Highlights of the feasibility study include production of approximately 1.2 million tons of nickel over a 30-year mine life, with significant earnings and free cash flow generation

Dumont is located in the mining-friendly Abitibi region of Quebec

RNC Minerals (TSE:RNX) (OTCMKTS:RNKLF) released new results from an updated feasibility study on its Dumont nickel project that indicate a large-scale, low-cost operation with a long mine life.

The Dumont project, a joint venture with Arpent Inc, a subsidiary of private equity firm Waterton, is located in the western portion of the Abitibi region of Quebec. RNC has a 28% interest in the project.

Highlights of the feasibility study include production of approximately 1.2 million tons of nickel over a 30-year mine life, with an initial capital expenditure of US$1 billion.

READ: RNC Minerals CEO says 2019 operations have begun strongly as the company positions itself for production growth

The feasibility study points to significant earnings and free cash flow generation, including US$920 million of after-tax net present value and a 15.4% internal rate of return after tax.

Dumont hosts the second largest nickel reserve in the world of 2.8 million tons of contained nickel and the ninth-largest cobalt reserve of 110,000 tons of cobalt.

Once in production, Dumont will be one of the largest base metal mines in Canada, one of the top five sulphide nickel producers globally, and one of the only large scale fully permitted nickel-cobalt projects to satisfy the significant growth in nickel and cobalt demand driven by the electric vehicle sector, according to RNC’s CEO Mark Selby.

"The achievement of this major milestone once again confirms the robust economics of the Dumont Nickel-Cobalt Project." Selby said in a statement. "With the completion of this positive feasibility study, RNC, with our partner Waterton, is well positioned to accelerate discussions with potential partners to advance the Dumont project towards construction."

Improvements since 2013

The updated feasibility study builds on a previous study undertaken in 2013. The 2019 feasibility study delivered an improvement in financial returns with IRR from 15.2% to 15.4%, with initial capital expenditures reduced by US$173 million.

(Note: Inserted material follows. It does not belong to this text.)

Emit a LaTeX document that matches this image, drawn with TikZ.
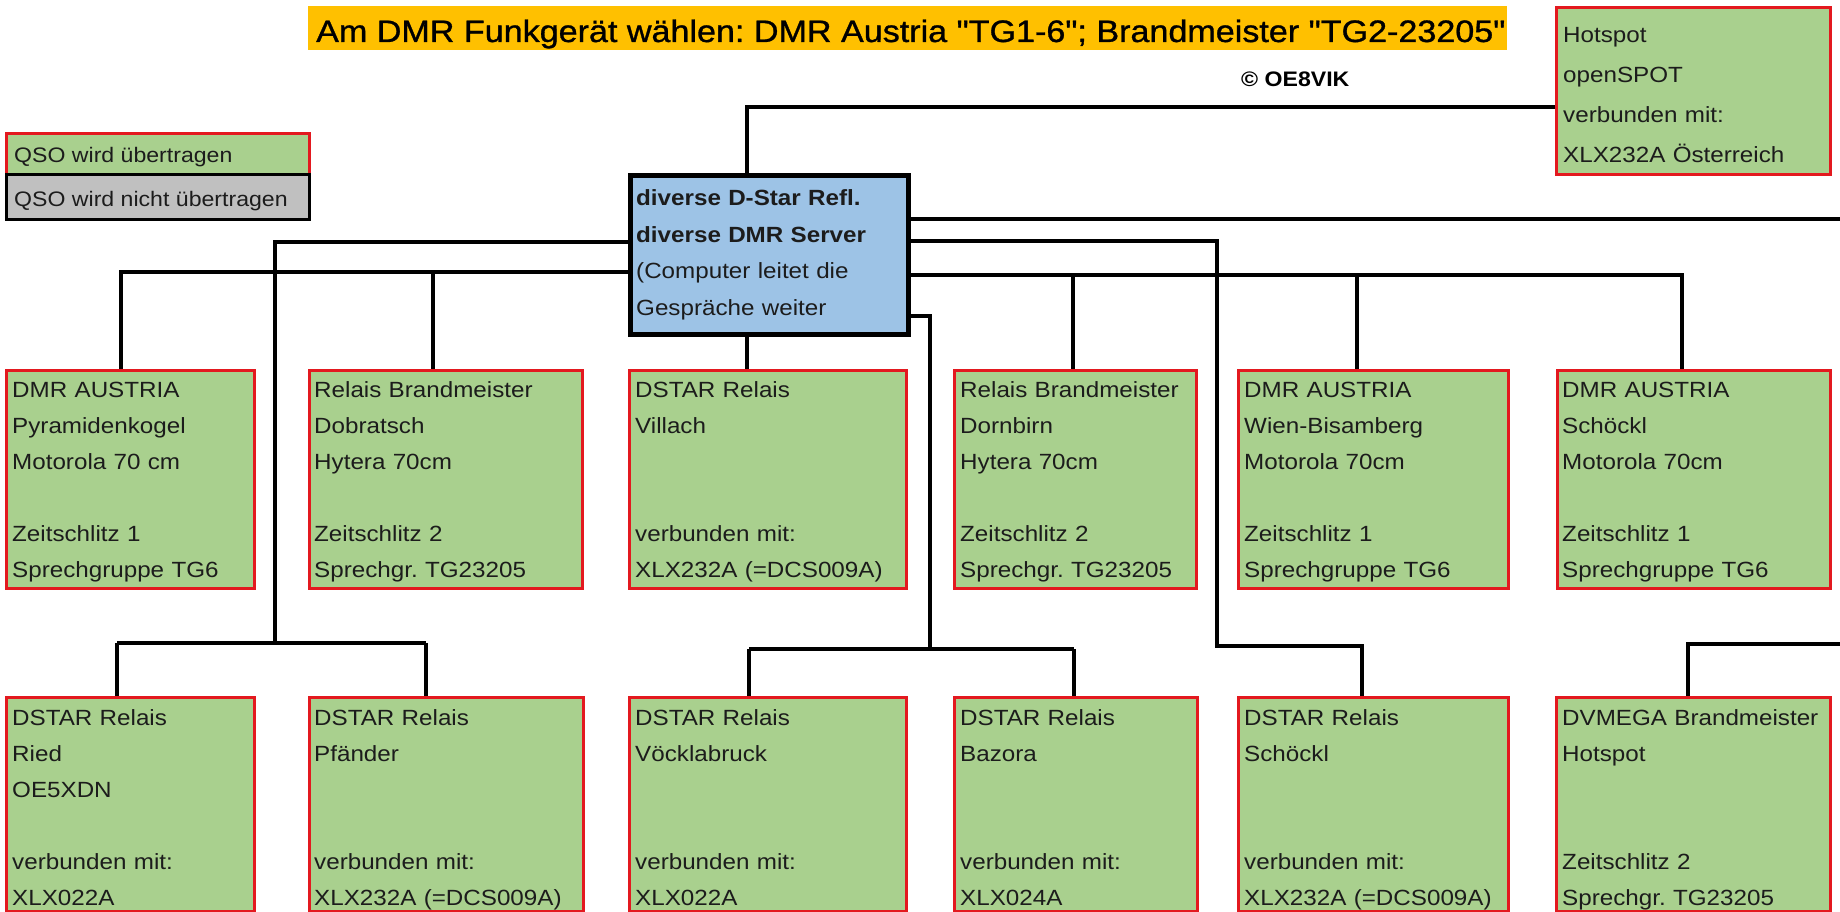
\documentclass[tikz,border=0pt]{standalone}
\usepackage{fontspec}
\setmainfont{Liberation Sans}[FakeStretch=1.1]
\newfontfamily\titlefont{Liberation Sans}[FakeStretch=1.1, Ligatures=TeXOff, FakeBold=1]
\definecolor{boxgreen}{HTML}{A9D08E}
\definecolor{boxred}{HTML}{E3191F}
\definecolor{hubblue}{HTML}{9DC3E6}
\definecolor{leggrey}{HTML}{C0C0C0}
\definecolor{bannerorange}{HTML}{FFC000}
\definecolor{ink}{HTML}{1C1C1C}
\tikzset{
  gbox/.style={draw=boxred, line width=2.8pt, fill=boxgreen, inner sep=0pt, anchor=north west},
  r1box/.style={gbox, minimum height=218pt},
  r2box/.style={gbox, minimum height=214pt},
  hubbox/.style={draw=black, line width=5pt, fill=hubblue, inner sep=0pt, anchor=north west},
  greybox/.style={draw=black, line width=2.8pt, fill=leggrey, inner sep=0pt, anchor=north west},
  btxt/.style={anchor=base west, inner sep=0pt, text width=290pt, align=left, text=ink, font=\fontsize{22}{36}\selectfont},
  legtxt/.style={anchor=base west, inner sep=0pt, text=ink, font=\fontsize{21}{21}\selectfont},
  conn/.style={draw=black, line width=3.2pt},
}
\begin{document}
\frenchspacing
\begin{tikzpicture}[x=1pt,y=-1pt]
\useasboundingbox (0,0) rectangle (1840,912);
\fill[white] (0,0) rectangle (1840,912);

% banner
\node[fill=bannerorange, inner sep=0pt, minimum width=1199pt, minimum height=44pt, anchor=north west] (banner) at (308,6) {};
\node[anchor=base west, inner sep=0pt, text=black, font=\titlefont\fontsize{31}{31}\selectfont] (title) at (316,42) {Am DMR Funkgerät wählen: DMR Austria "TG1-6"; Brandmeister "TG2-23205"};
\node[anchor=base west, inner sep=0pt, text=black, font=\fontsize{21}{21}\selectfont\bfseries] (copy) at (1241,87) {© OE8VIK};

% legend
\node[gbox, minimum width=303pt, minimum height=41pt] (legA) at (5,132) {};
\node[greybox, minimum width=303pt, minimum height=45pt] (legB) at (5,173) {};
\node[legtxt] (legAt) at (14,163) {QSO wird übertragen};
\node[legtxt] (legBt) at (14,207) {QSO wird nicht übertragen};

% hotspot
\node[gbox, minimum width=274pt, minimum height=167pt] (hot) at (1555,6) {};
\node[btxt, font=\fontsize{22}{40}\selectfont] (hott) at (1563,43) {Hotspot\\openSPOT\\verbunden mit:\\XLX232A Österreich};

% hub
\node[hubbox, minimum width=278pt, minimum height=159pt] (hub) at (628,173) {};
\node[btxt, font=\fontsize{22}{36.5}\selectfont] (hubt) at (636,206) {\textbf{diverse D-Star Refl.}\\\textbf{diverse DMR Server}\\(Computer leitet die\\Gespräche weiter};

% row 1
\node[r1box, minimum width=248pt] (r1a) at (5,369) {};
\node[r1box, minimum width=273pt] (r1b) at (308,369) {};
\node[r1box, minimum width=277pt] (r1c) at (628,369) {};
\node[r1box, minimum width=242pt] (r1d) at (953,369) {};
\node[r1box, minimum width=270pt] (r1e) at (1237,369) {};
\node[r1box, minimum width=273pt] (r1f) at (1556,369) {};
\node[btxt] (r1at) at (12,397) {DMR AUSTRIA\\Pyramidenkogel\\Motorola 70 cm\\\mbox{}\\Zeitschlitz 1\\Sprechgruppe TG6};
\node[btxt] (r1bt) at (314,397) {Relais Brandmeister\\Dobratsch\\Hytera 70cm\\\mbox{}\\Zeitschlitz 2\\Sprechgr. TG23205};
\node[btxt] (r1ct) at (635,397) {DSTAR Relais\\Villach\\\mbox{}\\\mbox{}\\verbunden mit:\\XLX232A (=DCS009A)};
\node[btxt] (r1dt) at (960,397) {Relais Brandmeister\\Dornbirn\\Hytera 70cm\\\mbox{}\\Zeitschlitz 2\\Sprechgr. TG23205};
\node[btxt] (r1et) at (1244,397) {DMR AUSTRIA\\Wien-Bisamberg\\Motorola 70cm\\\mbox{}\\Zeitschlitz 1\\Sprechgruppe TG6};
\node[btxt] (r1ft) at (1562,397) {DMR AUSTRIA\\Schöckl\\Motorola 70cm\\\mbox{}\\Zeitschlitz 1\\Sprechgruppe TG6};

% row 2
\node[r2box, minimum width=248pt] (r2a) at (5,696) {};
\node[r2box, minimum width=274pt] (r2b) at (308,696) {};
\node[r2box, minimum width=277pt] (r2c) at (628,696) {};
\node[r2box, minimum width=243pt] (r2d) at (953,696) {};
\node[r2box, minimum width=270pt] (r2e) at (1237,696) {};
\node[r2box, minimum width=274pt] (r2f) at (1555,696) {};
\node[btxt] (r2at) at (12,725) {DSTAR Relais\\Ried\\OE5XDN\\\mbox{}\\verbunden mit:\\XLX022A};
\node[btxt] (r2bt) at (314,725) {DSTAR Relais\\Pfänder\\\mbox{}\\\mbox{}\\verbunden mit:\\XLX232A (=DCS009A)};
\node[btxt] (r2ct) at (635,725) {DSTAR Relais\\Vöcklabruck\\\mbox{}\\\mbox{}\\verbunden mit:\\XLX022A};
\node[btxt] (r2dt) at (960,725) {DSTAR Relais\\Bazora\\\mbox{}\\\mbox{}\\verbunden mit:\\XLX024A};
\node[btxt] (r2et) at (1244,725) {DSTAR Relais\\Schöckl\\\mbox{}\\\mbox{}\\verbunden mit:\\XLX232A (=DCS009A)};
\node[btxt] (r2ft) at (1562,725) {DVMEGA Brandmeister\\Hotspot\\\mbox{}\\\mbox{}\\Zeitschlitz 2\\Sprechgr. TG23205};

% junction coordinates
\coordinate (h1) at (747,107);
\coordinate (eR1) at (1840,219);
\coordinate (j2) at (1217,241);
\coordinate (j2b) at (1217,646);
\coordinate (d2e) at (1362,646);
\coordinate (t3) at (1682,275);
\coordinate (t3d) at (1073,275);
\coordinate (t3e) at (1357,275);
\coordinate (j4) at (930,316);
\coordinate (j4b) at (930,649);
\coordinate (d2c) at (749,649);
\coordinate (d2d) at (1074,649);
\coordinate (jL) at (275,242);
\coordinate (jLb) at (275,643);
\coordinate (d2a) at (117,643);
\coordinate (d2b) at (426,643);
\coordinate (t7) at (121,272);
\coordinate (t7b) at (433,272);
\coordinate (eR2) at (1840,644);
\coordinate (d2f) at (1688,644);

% connectors
\draw[conn] (hot.west |- h1) -- (h1) -- (h1 |- hub.north);
\draw[conn] (hub.south -| h1) -- (r1c.north -| h1);
\draw[conn] (hub.east |- eR1) -- (eR1);
\draw[conn] (hub.east |- j2) -- (j2) -- (j2b) -- (d2e) -- (d2e |- r2e.north);
\draw[conn] (hub.east |- t3) -- (t3) -- (t3 |- r1f.north);
\draw[conn] (t3d) -- (t3d |- r1d.north);
\draw[conn] (t3e) -- (t3e |- r1e.north);
\draw[conn] (hub.east |- j4) -- (j4) -- (j4b);
\draw[conn] (d2c) -- (d2d);
\draw[conn] (d2c) -- (d2c |- r2c.north);
\draw[conn] (d2d) -- (d2d |- r2d.north);
\draw[conn] (hub.west |- jL) -- (jL) -- (jLb);
\draw[conn] (d2a) -- (d2b);
\draw[conn] (d2a) -- (d2a |- r2a.north);
\draw[conn] (d2b) -- (d2b |- r2b.north);
\draw[conn] (hub.west |- t7) -- (t7) -- (t7 |- r1a.north);
\draw[conn] (t7b) -- (t7b |- r1b.north);
\draw[conn] (eR2) -- (d2f) -- (d2f |- r2f.north);
\end{tikzpicture}
\end{document}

The change in net present value from US$1.1 billion to US$920 billion was due to a combination of factors including inflation, revised mine design and metal prices.

Through the update of the feasibility study, the project has been de-risked technically with an updated mine design and additional engineering work on tailings management and tailings storage facility design, according to RNC. Selby added that RNC had “successfully improved” the project’s design to reduce risk and achieve improvements in operational reliability.

Infrastructure in place

Dumont will be an open pit mine and mill operation once it begins production. It is located next to a rail line and highway and a power line with enough capacity for the construction period. RNC plans to build a short rail spur to allow access to the property, as well as a 10 kilometre power line feed from existing lines.

Earlier this month the Toronto-based RNC exercised its option to buy the Higginsville mill from Westgold Resources Limited, a move that will significantly reduce costs at the miner's gold operations in Western Australia.

Shares of RNC slipped 8.5% on Thursday afternoon in Toronto to sit at C$0.43.